Bank of Chongqing Co., Ltd. (1963.HK) - BCG Matrix Analysis: Dogs
Question Marks - Dogs: Traditional Physical Branch Network Operations
Traditional brick-and-mortar branch operations in remote rural districts have experienced a 14% decline in transaction volume through 2025, contributing less than 4.0% to total net profit while consuming approximately 16.0% of the bank's total operating expenses. Market growth for physical counter services is negative at -7.0% year-on-year, with a cost-to-income ratio in these locations exceeding 48.0% and a return on investment (ROI) substantially below the bank's internal hurdle rate of 8.5%. The bank has initiated a branch optimization program targeting decommissioning or automation of 10.0% of low-yield physical assets by year-end, with projected annual operating expense savings of CNY 120-180 million post-implementation.
| Metric | Value | Notes |
|---|---|---|
| Transaction Volume Change (2023-2025) | -14.0% | Measured in transactions per branch per month |
| Profit Contribution to Group Net Profit | 3.8% | Net profit share from rural branches |
| Operating Expense Share | 16.0% | Of total bank operating expenses |
| Market Growth Rate (Physical Counter) | -7.0% p.a. | Structural decline due to digital migration |
| Cost-to-Income Ratio (Local Branches) | 48.5% | Average for targeted rural outlets |
| Local ROI | <8.5% | Below internal hurdle rate |
| Targeted Decommission/Automation | 10.0% of outlets | Planned within current fiscal year |
| Projected Opex Savings | CNY 120-180 million | Annual run-rate after optimization |
Question Marks - Dogs: Legacy Small Scale Micro Loans Portfolio
The legacy micro-loan portfolio oriented to traditional retail and low-end services posted stagnant growth of 1.0% in 2025, representing 2.0% of total assets. Non-performing loan (NPL) ratio in this portfolio stands at 2.1%, materially above the bank-wide NPL average of 1.34%, generating a risk-weighted asset (RWA) concentration that is disproportionate to its revenue contribution. Market share for non-digital micro-lending is contracting at -5.0% annually as digital lenders and inclusive finance programs expand. Management has implemented a freeze on new capital allocations; current strategy focuses on debt recovery, write-downs where necessary, and gradual portfolio run-off over a 24-36 month horizon.

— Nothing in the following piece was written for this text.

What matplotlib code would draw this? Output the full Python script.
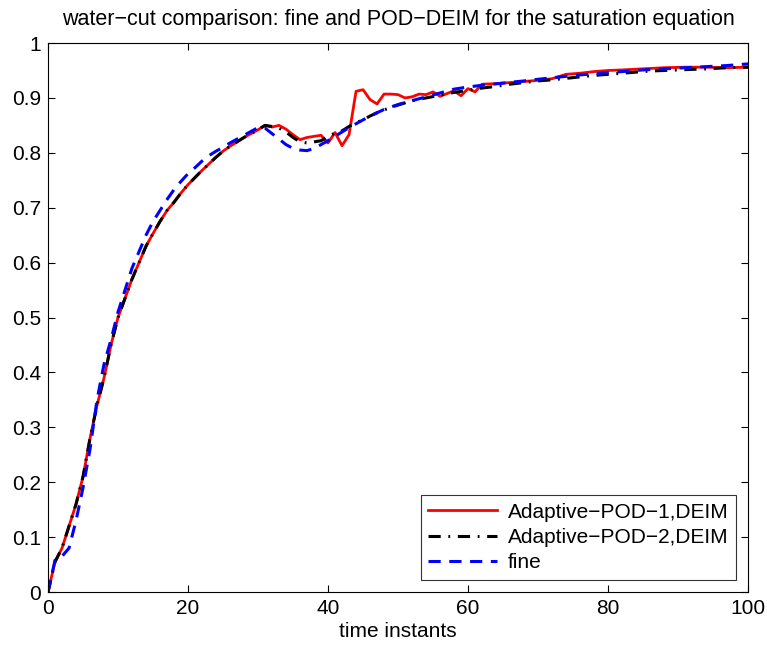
import matplotlib
matplotlib.use("Agg")
import matplotlib.pyplot as plt

plt.rcParams['font.family'] = ['Liberation Sans', 'DejaVu Sans']

# Adaptive-POD-1, DEIM (red)
t_pod1 = [0, 1, 2, 3, 4, 5, 6, 7, 8, 9, 10, 11, 12, 13, 14, 15, 16, 17, 18, 19, 20,
          21, 22, 23, 24, 25, 26, 27, 28, 29, 30, 31, 32, 33, 34, 35, 36, 37, 38, 39, 40,
          41, 42, 43, 44, 45, 46, 47, 48, 49, 50, 51, 52, 53, 54, 55, 56, 57, 58, 59, 60,
          61, 62, 64, 66, 68, 70, 72, 74, 76, 78, 80, 82, 85, 88, 91, 94, 97, 100]
v_pod1 = [0, 0.055, 0.08, 0.12, 0.16, 0.21, 0.28, 0.34, 0.39, 0.45, 0.50, 0.535, 0.57, 0.60,
          0.63, 0.653, 0.675, 0.695, 0.71, 0.727, 0.742, 0.755, 0.768, 0.78, 0.792, 0.803,
          0.812, 0.82, 0.828, 0.835, 0.842, 0.85, 0.847, 0.85, 0.843, 0.833, 0.824, 0.828,
          0.83, 0.832, 0.818, 0.837, 0.813, 0.833, 0.912, 0.915, 0.897, 0.889, 0.907, 0.907,
          0.906, 0.9, 0.902, 0.907, 0.906, 0.911, 0.903, 0.908, 0.913, 0.904, 0.917, 0.911,
          0.925, 0.926, 0.928, 0.93, 0.932, 0.935, 0.943, 0.945, 0.948, 0.95, 0.951, 0.953,
          0.955, 0.956, 0.956, 0.955, 0.956]

# Adaptive-POD-2, DEIM (black)
t_pod2 = [0, 1, 2, 3, 4, 5, 6, 7, 8, 9, 10, 11, 12, 13, 14, 15, 16, 17, 18, 19, 20,
          21, 22, 23, 24, 25, 26, 27, 28, 29, 30, 31, 32, 33, 34, 35, 36, 37, 38, 39, 40,
          41, 42, 43, 44, 45, 46, 47, 48, 49, 50, 52, 54, 56, 58, 60, 62, 64, 66, 68, 70,
          72, 75, 78, 80, 83, 86, 90, 94, 97, 100]
v_pod2 = [0, 0.055, 0.08, 0.12, 0.16, 0.21, 0.28, 0.34, 0.39, 0.45, 0.50, 0.535, 0.57, 0.60,
          0.63, 0.653, 0.675, 0.695, 0.71, 0.727, 0.742, 0.755, 0.768, 0.78, 0.792, 0.803,
          0.812, 0.82, 0.828, 0.835, 0.842, 0.85, 0.848, 0.845, 0.838, 0.828, 0.82, 0.818,
          0.82, 0.822, 0.83, 0.836, 0.84, 0.848, 0.855, 0.86, 0.867, 0.873, 0.878, 0.883,
          0.887, 0.895, 0.9, 0.905, 0.91, 0.914, 0.918, 0.921, 0.925, 0.928, 0.931, 0.933,
          0.937, 0.941, 0.943, 0.946, 0.949, 0.951, 0.953, 0.955, 0.956]

# fine (blue)
t_fine = [0, 1, 2, 3, 4, 5, 6, 7, 8, 9, 10, 11, 12, 13, 14, 15, 16, 17, 18, 19, 20,
          21, 22, 23, 24, 25, 26, 27, 28, 29, 30, 31, 32, 33, 34, 35, 36, 37, 38, 39, 40,
          41, 42, 43, 44, 45, 46, 47, 48, 50, 52, 54, 56, 58, 60, 62, 65, 68, 70, 73, 76,
          79, 82, 85, 88, 91, 94, 97, 100]
v_fine = [0, 0.058, 0.065, 0.08, 0.13, 0.19, 0.26, 0.35, 0.415, 0.46, 0.51, 0.55, 0.59,
          0.62, 0.65, 0.675, 0.695, 0.715, 0.733, 0.748, 0.762, 0.773, 0.785, 0.795, 0.803,
          0.81, 0.818, 0.825, 0.832, 0.839, 0.846, 0.845, 0.835, 0.825, 0.815, 0.808, 0.805,
          0.804, 0.808, 0.815, 0.822, 0.83, 0.838, 0.846, 0.853, 0.86, 0.867, 0.873, 0.879,
          0.888, 0.895, 0.902, 0.909, 0.916, 0.92, 0.923, 0.927, 0.931, 0.934, 0.938, 0.942,
          0.945, 0.948, 0.951, 0.953, 0.955, 0.957, 0.959, 0.962]

fig = plt.figure(figsize=(7.67, 6.52), dpi=100)
ax = fig.add_axes([0.0626, 0.092, 0.9127, 0.842])

ax.plot(t_pod1, v_pod1, color='red', lw=2.0, ls='-', label='Adaptive\u2212POD\u22121,DEIM')
ax.plot(t_pod2, v_pod2, color='black', lw=2.2, ls=(0, (4, 2.5, 0.6, 2.5)), label='Adaptive\u2212POD\u22122,DEIM')
ax.plot(t_fine, v_fine, color='blue', lw=2.2, ls=(0, (4, 2.8)), label='fine')

ax.set_xlim(0, 100)
ax.set_ylim(0, 1)
ax.set_xticks([0, 20, 40, 60, 80, 100])
ax.set_yticks([0, 0.1, 0.2, 0.3, 0.4, 0.5, 0.6, 0.7, 0.8, 0.9, 1])
ax.set_yticklabels(['0', '0.1', '0.2', '0.3', '0.4', '0.5', '0.6', '0.7', '0.8', '0.9', '1'])
ax.tick_params(direction='in', top=True, right=True, labelsize=15, length=5, width=0.8, pad=5)
for s in ax.spines.values():
    s.set_linewidth(0.8)

ax.set_xlabel('time instants', fontsize=15, labelpad=3)
ax.set_title('water\u2212cut comparison: fine and POD\u2212DEIM for the saturation equation',
             fontsize=15.5, pad=13)

leg = ax.legend(loc='lower right', fontsize=15, frameon=True, fancybox=False,
                edgecolor='black', borderaxespad=0.6, handlelength=3.3,
                labelspacing=0.3, borderpad=0.35, handletextpad=0.5)
leg.get_frame().set_linewidth(0.8)

fig.savefig('out.png', dpi=100)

| Metric | Value | Impact |
|---|---|---|
| Portfolio Growth (2025) | +1.0% | Stagnant relative to bank average |
| Portfolio Share of Total Assets | 2.0% | Small but high-risk segment |
| Portfolio NPL Ratio | 2.1% | Above bank average (1.34%) |
| Market Contraction Rate (Traditional Micro-lending) | -5.0% p.a. | Displacement by digital lenders |
| Capital Allocation Status | Frozen | No new lending; focus on recovery |
| Expected Run-off Period | 24-36 months | Project timeline for wind-down/restructuring |
| Estimated Loss Provision Increase | CNY 30-50 million | Incremental provisioning for delinquency risk |
Question Marks - Dogs: Old Style Physical Credit Card Services
The bank's legacy physical credit card product segment (excluding newly launched digital-first cards) recorded a 10.0% decline in active cardholders in FY2025, holding a 1.5% market share regionally. Revenue from annual fees and traditional interest for this sub-segment has dropped to under 1.0% of total operating income. Maintaining physical card issuance logistics, plastic production, and legacy processing systems generates a negative ROI of -1.2% for the product line. Concurrently, mobile-only payment solutions are growing at 12.0% annually, driving shifting consumer preference toward integrated digital wallets; as a result, these physical card services are deprioritized and limited to retention offers for select customer cohorts.
| Metric | Value | Comments |
|---|---|---|
| Active User Change (2025) | -10.0% | Active cardholders year-on-year |
| Regional Market Share | 1.5% | Small vs. national competitors |
| Revenue Contribution to OI | <1.0% | Annual fees + traditional interest |
| Product Line ROI | -1.2% | Negative after legacy costs |
| Growth Rate (Mobile-only Payments) | +12.0% p.a. | Competitive displacement factor |
| Strategic Posture | Deprioritize/Retain Select Customers | Focus on digital wallet integration |
| Estimated Annual Cost Savings if Decommissioned | CNY 20-35 million | Savings from processing and logistics |
Consolidated tactical actions under the Question Marks - Dogs category:
- Branch optimization: decommission/automate 10.0% rural outlets; target Opex reduction CNY 120-180 million p.a.
- Micro-loans: capital allocation freeze; accelerate debt recovery; increase provisioning by CNY 30-50 million.
- Physical cards: halt legacy card acquisition; migrate users to digital-first offerings; realize CNY 20-35 million in processing savings if legacy platform retired.
- Risk management: reallocate RWA capacity from low-return segments to digital consumer and SME lending with target ROE uplift of 150-300 bps.
- Performance metrics: monitor monthly branch transaction decline, NPL trajectory in micro-portfolio, card activation/attrition rates and cost-to-income improvements post-actions.